Per curioso parallelismo, anche le prestazioni del Barcellona in Coppa dei Campioni sono state a lungo inferiori alle aspettative, al blasone, agli investimenti operati e ai successi domestici. Almeno fino a quando non è arrivato Leo Messi: da che “la Pulce” veste la maglia catalana, il Barça ha messo in bacheca tre coppe dai grandi orecchi, inventando e perfezionando il tiki-taka, il parossistico possesso palla, il falso nueve e altri tòpos irrinunciabili del calcio moderno. La prima coppa però era giunta solo nel 1992, grazie a uno striminzito 1-0 nei supplementari contro la Sampdoria di Vialli e Mancini.
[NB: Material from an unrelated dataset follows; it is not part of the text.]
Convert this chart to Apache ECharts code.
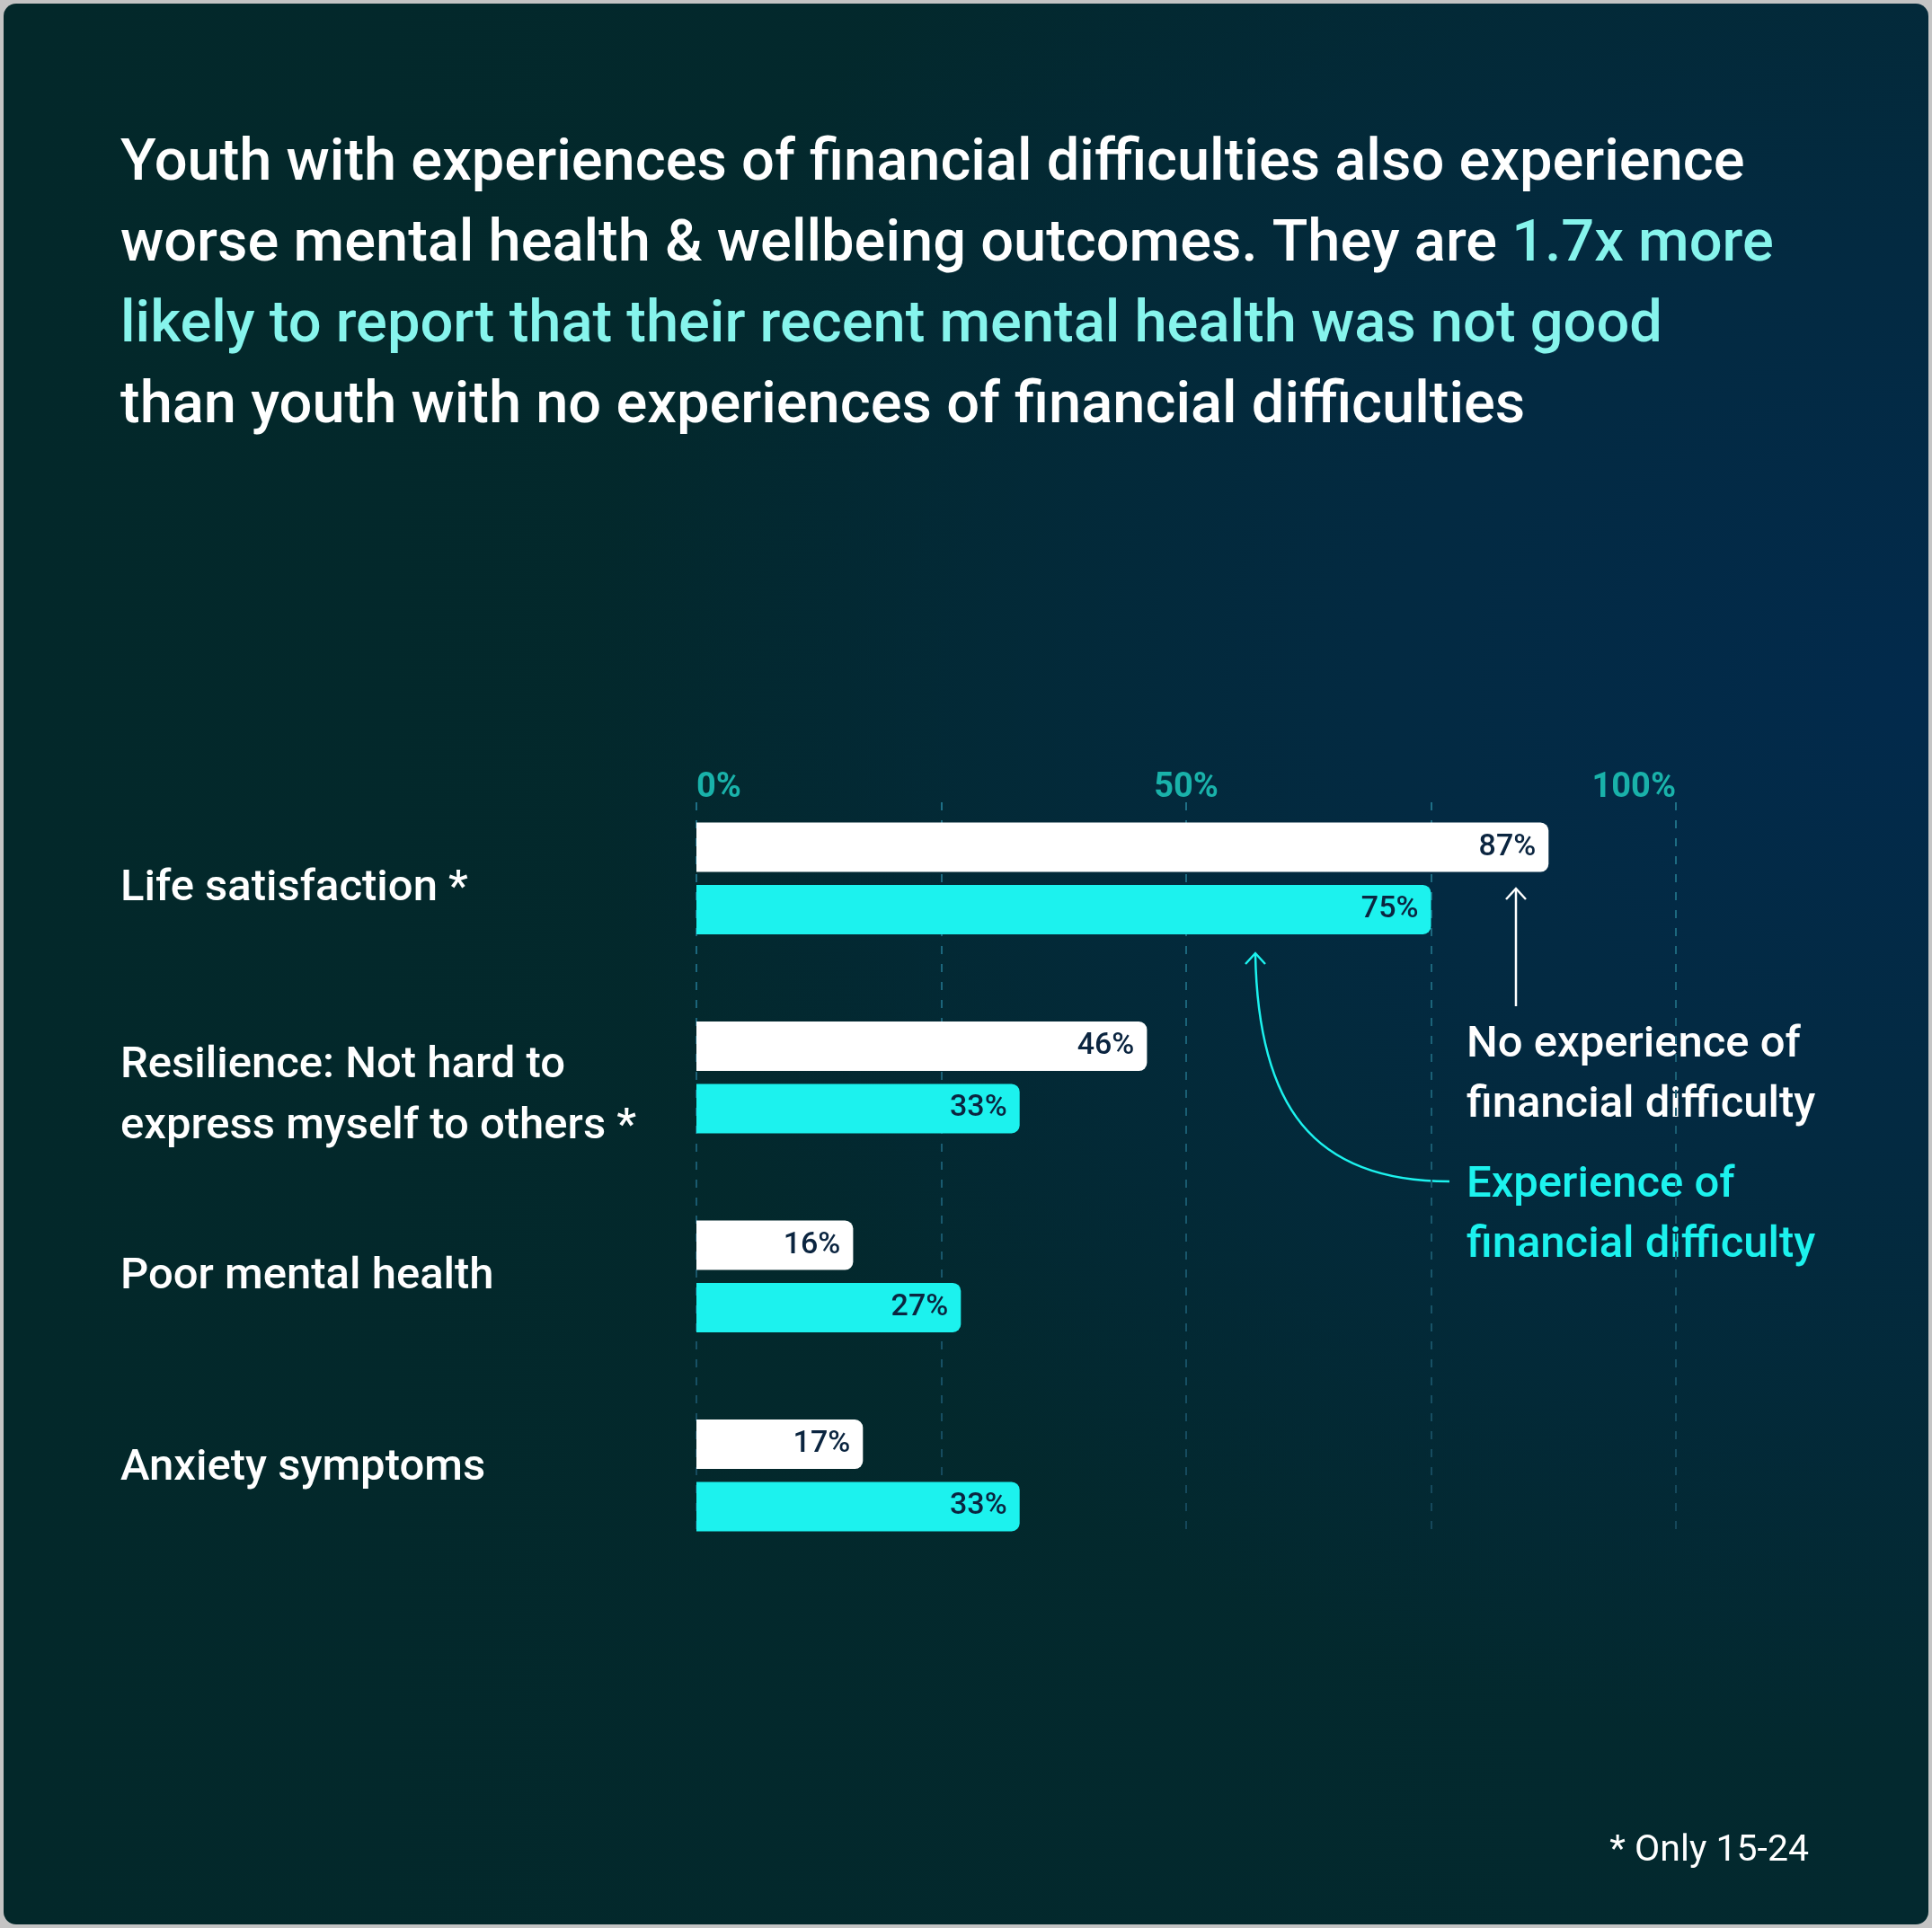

Prima di allora, i catalani avevano perduto nel 1961 contro il Benfica ancora senza l’astro Eusébio e persino contro la Steaua Bucarest, nella finale del 1986 disputata a Siviglia e nella quale i blaugrana non furono capaci di segnare un solo rigore nel barrage dei tiri dal dischetto. Infine, nel 1994, il Milan di Fabio Capello li umiliò con un dilagante 0-4. Proprio quel precedente turba forse i sonni del tecnico Luis Enrique, poiché anche in quella occasione gli spagnoli erano largamente favoriti come l’allora allenatore Cruijff non mancò di sottolineare, con un po’ più di un filo di arroganza. Inoltre, il Milan dovette rinunciare agli squalificati Baresi e Costacurta (così come domani alla Juventus mancherà Giorgio Chiellini) e persino a Marco Van Basten, che era all’inizio del calvario che l’avrebbe portato ad abbandonare anzitempo l’attività agonistica.

Perciò, gli uomini di Allegri scenderanno in campo a Berlino contro un avversario sulla carta soverchiante e proprio l’inedito ruolo di underdog potrebbe liberarli delle remore mentali che in passato hanno sempre frenato la Juventus, permettendole infine di regalarsi la prima coppa di cui essere pienamente orgogliosa. Del resto, si sa, i pronostici li sbaglia solo chi li fa.